Uma segunda questão referente à adoção da meta de poupança em conta corrente do governo refere-se à sua operacionalização, pois existe um forte incentivo para que os gestores públicos contabilizem despesas correntes como investimentos públicos. Não obstante, entendemos que, no governo federal, essa janela de oportunidades pode ser exaurida com relativa facilidade. Em primeiro lugar, na Secretaria do Tesouro Nacional (MF/STN), há uma Coordenação-Geral de Análise Econômico-Fiscal de Projetos de Investimento Público que, entre outras atribuições, dedica-se a avaliar e acompanhar os investimentos realizados por meio de Parceria Público-Privada.
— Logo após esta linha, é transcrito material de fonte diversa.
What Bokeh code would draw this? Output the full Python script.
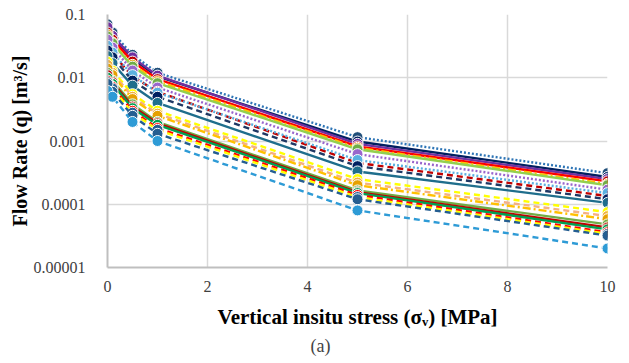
from bokeh.plotting import figure
from bokeh.models import FixedTicker, Title
from bokeh.embed import file_html
from bokeh.resources import INLINE

# ---- data ----
stress_mpa = [0, 0.1, 0.5, 1, 5, 10]
q_s01 = [0.070, 0.052, 0.023, 0.0120, 0.00115, 0.00031]
q_s02 = [0.060, 0.045, 0.020, 0.0105, 0.00098, 0.00027]
q_s03 = [0.063, 0.046, 0.021, 0.0108, 0.00090, 0.00025]
q_s04 = [0.052, 0.040, 0.018, 0.0095, 0.00082, 0.00023]
q_s05 = [0.048, 0.036, 0.016, 0.0088, 0.00078, 0.00021]
q_s06 = [0.045, 0.035, 0.015, 0.0082, 0.00074, 0.00020]
q_s07 = [0.040, 0.030, 0.013, 0.0070, 0.00062, 0.00017]
q_s08 = [0.030, 0.024, 0.0105, 0.0060, 0.00045, 0.000135]
q_s09 = [0.032, 0.025, 0.011, 0.0058, 0.00050, 0.00015]
q_s10 = [0.027, 0.021, 0.009, 0.0050, 0.00040, 0.00012]
q_s11 = [0.022, 0.017, 0.0075, 0.0040, 0.00033, 0.000105]
q_s12 = [0.018, 0.013, 0.0055, 0.0030, 0.00025, 0.000075]
q_s13 = [0.016, 0.012, 0.0050, 0.0027, 0.00022, 0.000065]
q_s14 = [0.014, 0.011, 0.0046, 0.0025, 0.00020, 0.000058]
q_s15 = [0.012, 0.009, 0.0038, 0.0020, 0.000165, 0.000048]
q_s16 = [0.011, 0.0085, 0.0035, 0.0019, 0.000155, 0.000043]
q_s17 = [0.010, 0.0080, 0.0033, 0.0018, 0.000150, 0.000040]
q_s18 = [0.009, 0.0072, 0.0030, 0.0016, 0.000140, 0.000036]
q_s19 = [0.0085, 0.0068, 0.0028, 0.0015, 0.000130, 0.000034]
q_s20 = [0.0080, 0.0060, 0.0025, 0.0013, 0.000120, 0.000032]
q_s21 = [0.0062, 0.0050, 0.0020, 0.0010, 0.000080, 0.000020]

y_ticks = [0.1, 0.01, 0.001, 0.0001, 0.00001]
y_tick_labels = ["0.1", "0.01", "0.001", "0.0001", "0.00001"]
x_ticks = [0, 2, 4, 6, 8, 10]

series = [q_s01, q_s02, q_s03, q_s04, q_s05, q_s06, q_s07, q_s08, q_s09, q_s10,
          q_s11, q_s12, q_s13, q_s14, q_s15, q_s16, q_s17, q_s18, q_s19, q_s20, q_s21]

# ---- styles ----
line_colors = ["#2E75B6", "#002060", "#7030A0", "#FF0000", "#FFC000", "#92D050",
               "#9966CC", "#C00000", "#5BB0E0", "#1F3864", "#1F6E8C", "#FFFF00",
               "#F4B183", "#FFC000", "#70AD47", "#C00000", "#00A050", "#FF0000",
               "#FFFF00", "#255E91", "#2E9BD6"]
marker_colors = ["#1F4E79", "#002060", "#7030A0", "#C00000", "#E6A000", "#70AD47",
                 "#9966CC", "#C00000", "#5BB0E0", "#002060", "#1F6E8C", "#FFFF00",
                 "#F0B040", "#E6A000", "#70AD47", "#C00000", "#00A050", "#FF0000",
                 "#255E91", "#255E91", "#2E9BD6"]
dashes = ["2 2", "solid", "solid", "solid", "8 3 2 3", "solid",
          "2 2", "6 4", "2 2", "6 4", "solid", "6 4",
          "6 4", "8 3 2 3", "solid", "solid", "solid", "6 4",
          "6 4", "6 4", "6 4"]

FONT = "Liberation Serif"

p = figure(width=629, height=363, output_backend="svg", toolbar_location=None,
           y_axis_type="log", x_range=(0, 10), y_range=(1e-5, 0.1),
           min_border_left=107, min_border_right=22, min_border_top=14,
           min_border_bottom=96, outline_line_color=None)

for s, lc, mc, d in zip(series, line_colors, marker_colors, dashes):
    p.line(stress_mpa, s, line_color=lc, line_width=2.4, line_dash=d)
    p.scatter(stress_mpa, s, size=11, fill_color=mc, line_color="white", line_width=1)

p.xaxis.ticker = FixedTicker(ticks=x_ticks)
p.yaxis.ticker = FixedTicker(ticks=y_ticks)
p.yaxis.major_label_overrides = {t: l for t, l in zip(y_ticks, y_tick_labels)}
p.yaxis.minor_tick_line_color = None
p.xaxis.minor_tick_line_color = None

for ax in (p.xaxis[0], p.yaxis[0]):
    ax.major_tick_line_color = None
    ax.axis_line_color = "#BFBFBF"
    ax.axis_line_width = 2
    ax.major_label_text_font = FONT
    ax.major_label_text_font_size = "16px"
    ax.major_label_text_color = "#404040"
    ax.axis_label_text_font = FONT
    ax.axis_label_text_font_style = "bold"
    ax.axis_label_text_color = "black"

p.xaxis.axis_label = "Vertical insitu stress (σᵥ) [MPa]"
p.yaxis.axis_label = "Flow Rate (q) [m³/s]"
p.xaxis.axis_label_text_font_size = "21px"
p.yaxis.axis_label_text_font_size = "20px"
p.xaxis.major_label_standoff = 7
p.yaxis.major_label_standoff = 16
p.xaxis.axis_label_standoff = 10
p.yaxis.axis_label_standoff = 0

p.xgrid.ticker = FixedTicker(ticks=x_ticks)
p.ygrid.ticker = FixedTicker(ticks=y_ticks)
p.grid.grid_line_color = "#D9D9D9"
p.grid.grid_line_width = 1.5

p.add_layout(Title(text="(a)", align="left", offset=203, text_font=FONT,
                   text_font_size="18px", text_font_style="normal",
                   standoff=4), "below")

p.background_fill_color = "white"
p.border_fill_color = "white"

open("out.html", "w").write(file_html(p, INLINE))
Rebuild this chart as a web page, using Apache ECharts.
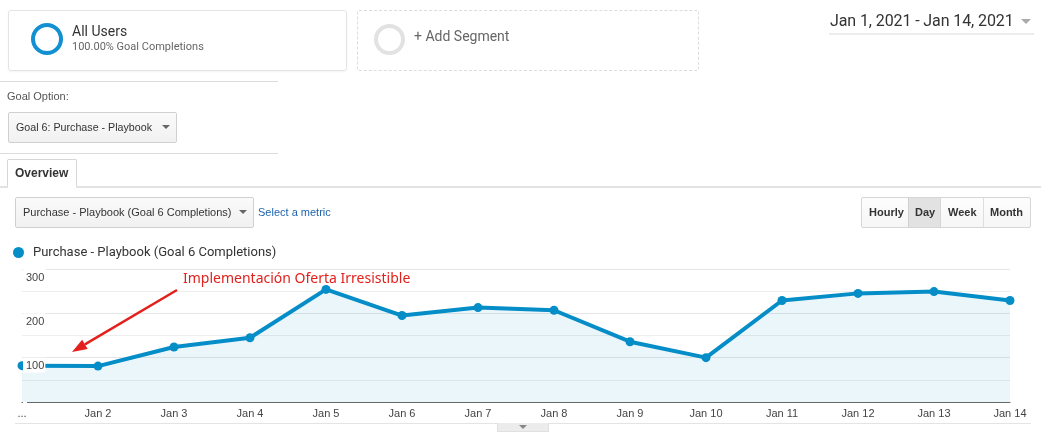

Ora, de posse dessa atribuição, nota-se que essa coordenação é capaz de diferenciar quais se enquadram como despesas correntes e quais despesas devem ser enquadradas como investimento.

Um outro possível argumento é que o MF/STN sofra pressões "políticas", ou seja, o processo de decisão do que é investimento pode não ser transparente, de modo a basear-se em critérios exclusivamente econômicos. Duas soluções apresentam-se para essa possibilidade: 1) incluir na Lei de Responsabilidade Fiscal (LRF) penalidades severas para o gestor que contabilizar despesa corrente como investimento; 2) incluir na LRF, em relação ao acompanhamento e fiscalização da implementação da poupança em conta corrente do governo, recomendações ao Tribunal de Contas da União, órgão externo ao Poder Executivo federal e responsável pela fiscalização do gasto federal.

Assim, no Brasil, além dos possíveis ganhos de crescimento econômico e da manutenção da vigente austeridade fiscal, não existem empecilhos práticos que possam comprometer a adoção da meta de poupança em conta corrente do governo como instrumento de política fiscal.

Alexandre Manoel Angelo da Silva e Manoel Carlos de Castro Pires são técnicos em Planejamento e Pesquisa do Ipea.